** YOUR OBJECTIVE **
Copy the listing below in full and skip every picture.

* * * *

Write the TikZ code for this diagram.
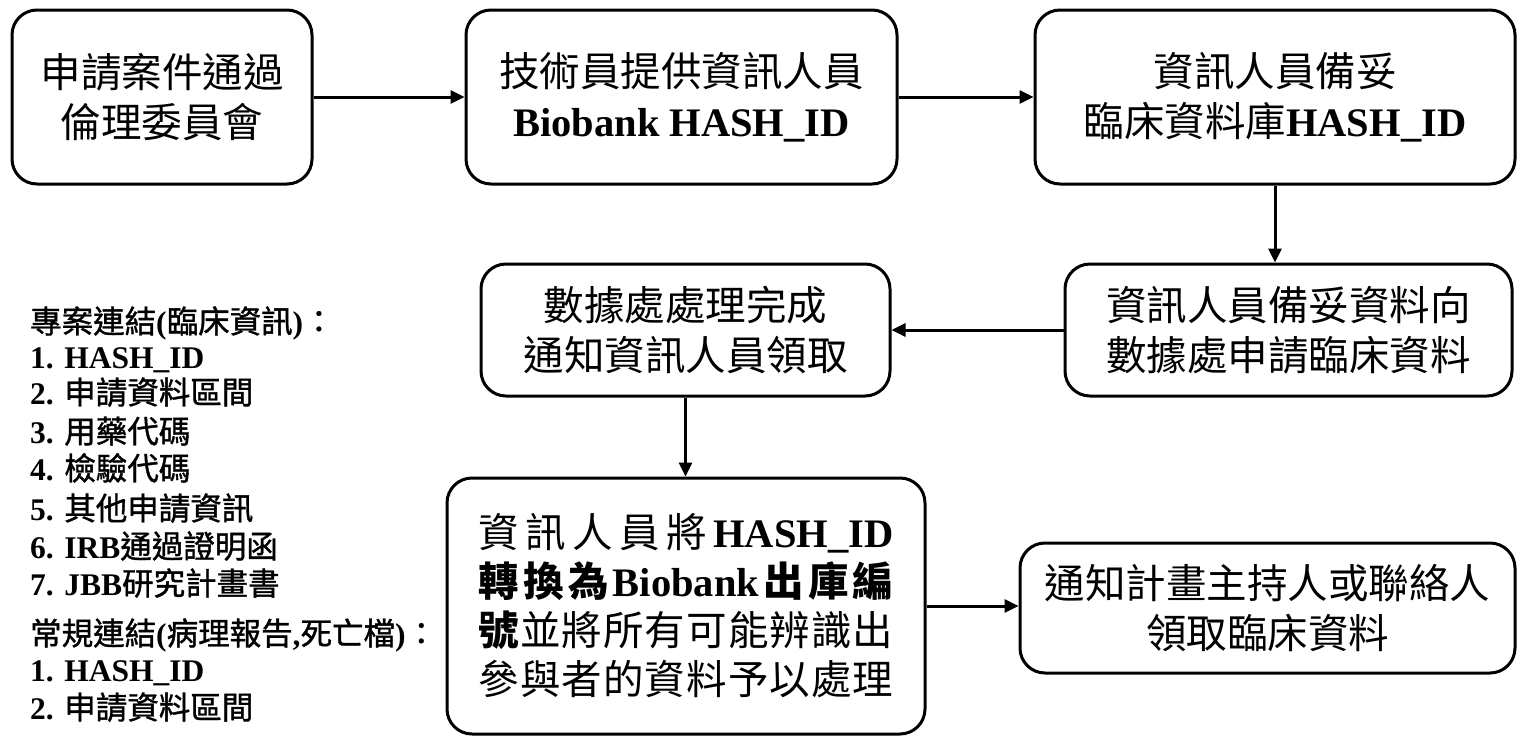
\documentclass[tikz,border=0pt]{standalone}
\usepackage{fontspec}
\setmainfont{Liberation Serif}
\newfontfamily\cjk{Noto Sans CJK TC}
\newfontfamily\cjkm[FakeBold=1.2]{Noto Sans CJK TC}
\newfontfamily\tnr{Liberation Serif}
\usetikzlibrary{arrows.meta}
\newcommand{\lat}[1]{{\tnr\bfseries #1}}
\newcommand{\zhb}[1]{{\cjk\bfseries #1}}
\newcommand{\zhm}[1]{{\cjkm #1}}
\begin{document}
\begin{tikzpicture}[x=1pt,y=-1pt,
  box/.style={draw, line width=3pt, rounded corners=25pt, inner sep=0pt, align=center,
    font=\cjk\fontsize{40.5}{50}\selectfont},
  arr/.style={line width=3pt, -{Triangle[length=14pt,width=13pt]}},
  lst/.style={anchor=base west, inner sep=0pt, font=\fontsize{31.5}{37}\selectfont}]
\useasboundingbox (0,0) rectangle (1522,736);

\node[box, minimum width=300pt, minimum height=174pt] (b1) at (162,97) {申請案件通過\\倫理委員會};
\node[box, minimum width=431pt, minimum height=174pt] (b2) at (681.5,97) {技術員提供資訊人員\\\lat{Biobank HASH\_ID}};
\node[box, minimum width=480pt, minimum height=174pt] (b3) at (1275,97) {資訊人員備妥\\臨床資料庫\lat{HASH\_ID}};
\node[box, minimum width=447pt, minimum height=132pt] (b4) at (1288.5,330) {資訊人員備妥資料向\\數據處申請臨床資料};
\node[box, minimum width=409pt, minimum height=132pt] (b5) at (685.5,330) {數據處處理完成\\通知資訊人員領取};
\node[box, minimum width=478pt, minimum height=256pt, font=\cjk\fontsize{40.5}{49}\selectfont] (b6) at (686,606) {%
\makebox[415pt]{資\hfill 訊\hfill 人\hfill 員\hfill 將\hfill\lat{HASH\_ID}}\\
\makebox[415pt]{\zhb{轉}\hfill\zhb{換}\hfill\zhb{為}\hfill\lat{Biobank}\hfill\zhb{出}\hfill\zhb{庫}\hfill\zhb{編}}\\
\makebox[415pt]{\zhb{號}\hfill 並\hfill 將\hfill 所\hfill 有\hfill 可\hfill 能\hfill 辨\hfill 識\hfill 出}\\
\makebox[415pt]{參\hfill 與\hfill 者\hfill 的\hfill 資\hfill 料\hfill 予\hfill 以\hfill 處\hfill 理}};
\node[box, minimum width=495pt, minimum height=130pt] (b7) at (1267.5,608) {通知計畫主持人或聯絡人\\領取臨床資料};

\draw[arr] (b1) -- (b2);
\draw[arr] (b2) -- (b3);
\draw[arr] (b3.south) -- (b3.south |- b4.north);
\draw[arr] (b4.west) -- (b5.east);
\draw[arr] (b5.south) -- (b5.south |- b6.north);
\draw[arr] (b6.east) -- (b6.east -| b7.west);

\node[lst] (l1) at (30,333) {\zhm{專案連結}\lat{(}\zhm{臨床資訊}\lat{)}\zhm{：}};
\node[lst] (l2) at (30,368) {\lat{1. HASH\_ID}};
\node[lst] (l3) at (30,404) {\lat{2. }\zhm{申請資料區間}};
\node[lst] (l4) at (30,443) {\lat{3. }\zhm{用藥代碼}};
\node[lst] (l5) at (30,480) {\lat{4. }\zhm{檢驗代碼}};
\node[lst] (l6) at (30,520) {\lat{5. }\zhm{其他申請資訊}};
\node[lst] (l7) at (30,558) {\lat{6. IRB}\zhm{通過證明函}};
\node[lst] (l8) at (30,595) {\lat{7. JBB}\zhm{研究計畫書}};
\node[lst] (l9) at (30,645) {\zhm{常規連結}\lat{(}\zhm{病理報告}\lat{,}\zhm{死亡檔}\lat{)}\zhm{：}};
\node[lst] (l10) at (30,681) {\lat{1. HASH\_ID}};
\node[lst] (l11) at (30,719) {\lat{2. }\zhm{申請資料區間}};
\end{tikzpicture}
\end{document}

* * * *

** TASK RESPONSE **
Write the TikZ code for this diagram.
\documentclass[tikz,border=0pt]{standalone}
\usepackage{fontspec}
\setmainfont{Liberation Serif}
\newfontfamily\cjk{Noto Sans CJK TC}
\newfontfamily\cjkm[FakeBold=1.2]{Noto Sans CJK TC}
\newfontfamily\tnr{Liberation Serif}
\usetikzlibrary{arrows.meta}
\newcommand{\lat}[1]{{\tnr\bfseries #1}}
\newcommand{\zhb}[1]{{\cjk\bfseries #1}}
\newcommand{\zhm}[1]{{\cjkm #1}}
\begin{document}
\begin{tikzpicture}[x=1pt,y=-1pt,
  box/.style={draw, line width=3pt, rounded corners=25pt, inner sep=0pt, align=center,
    font=\cjk\fontsize{40.5}{50}\selectfont},
  arr/.style={line width=3pt, -{Triangle[length=14pt,width=13pt]}},
  lst/.style={anchor=base west, inner sep=0pt, font=\fontsize{31.5}{37}\selectfont}]
\useasboundingbox (0,0) rectangle (1522,736);

\node[box, minimum width=300pt, minimum height=174pt] (b1) at (162,97) {申請案件通過\\倫理委員會};
\node[box, minimum width=431pt, minimum height=174pt] (b2) at (681.5,97) {技術員提供資訊人員\\\lat{Biobank HASH\_ID}};
\node[box, minimum width=480pt, minimum height=174pt] (b3) at (1275,97) {資訊人員備妥\\臨床資料庫\lat{HASH\_ID}};
\node[box, minimum width=447pt, minimum height=132pt] (b4) at (1288.5,330) {資訊人員備妥資料向\\數據處申請臨床資料};
\node[box, minimum width=409pt, minimum height=132pt] (b5) at (685.5,330) {數據處處理完成\\通知資訊人員領取};
\node[box, minimum width=478pt, minimum height=256pt, font=\cjk\fontsize{40.5}{49}\selectfont] (b6) at (686,606) {%
\makebox[415pt]{資\hfill 訊\hfill 人\hfill 員\hfill 將\hfill\lat{HASH\_ID}}\\
\makebox[415pt]{\zhb{轉}\hfill\zhb{換}\hfill\zhb{為}\hfill\lat{Biobank}\hfill\zhb{出}\hfill\zhb{庫}\hfill\zhb{編}}\\
\makebox[415pt]{\zhb{號}\hfill 並\hfill 將\hfill 所\hfill 有\hfill 可\hfill 能\hfill 辨\hfill 識\hfill 出}\\
\makebox[415pt]{參\hfill 與\hfill 者\hfill 的\hfill 資\hfill 料\hfill 予\hfill 以\hfill 處\hfill 理}};
\node[box, minimum width=495pt, minimum height=130pt] (b7) at (1267.5,608) {通知計畫主持人或聯絡人\\領取臨床資料};

\draw[arr] (b1) -- (b2);
\draw[arr] (b2) -- (b3);
\draw[arr] (b3.south) -- (b3.south |- b4.north);
\draw[arr] (b4.west) -- (b5.east);
\draw[arr] (b5.south) -- (b5.south |- b6.north);
\draw[arr] (b6.east) -- (b6.east -| b7.west);

\node[lst] (l1) at (30,333) {\zhm{專案連結}\lat{(}\zhm{臨床資訊}\lat{)}\zhm{：}};
\node[lst] (l2) at (30,368) {\lat{1. HASH\_ID}};
\node[lst] (l3) at (30,404) {\lat{2. }\zhm{申請資料區間}};
\node[lst] (l4) at (30,443) {\lat{3. }\zhm{用藥代碼}};
\node[lst] (l5) at (30,480) {\lat{4. }\zhm{檢驗代碼}};
\node[lst] (l6) at (30,520) {\lat{5. }\zhm{其他申請資訊}};
\node[lst] (l7) at (30,558) {\lat{6. IRB}\zhm{通過證明函}};
\node[lst] (l8) at (30,595) {\lat{7. JBB}\zhm{研究計畫書}};
\node[lst] (l9) at (30,645) {\zhm{常規連結}\lat{(}\zhm{病理報告}\lat{,}\zhm{死亡檔}\lat{)}\zhm{：}};
\node[lst] (l10) at (30,681) {\lat{1. HASH\_ID}};
\node[lst] (l11) at (30,719) {\lat{2. }\zhm{申請資料區間}};
\end{tikzpicture}
\end{document}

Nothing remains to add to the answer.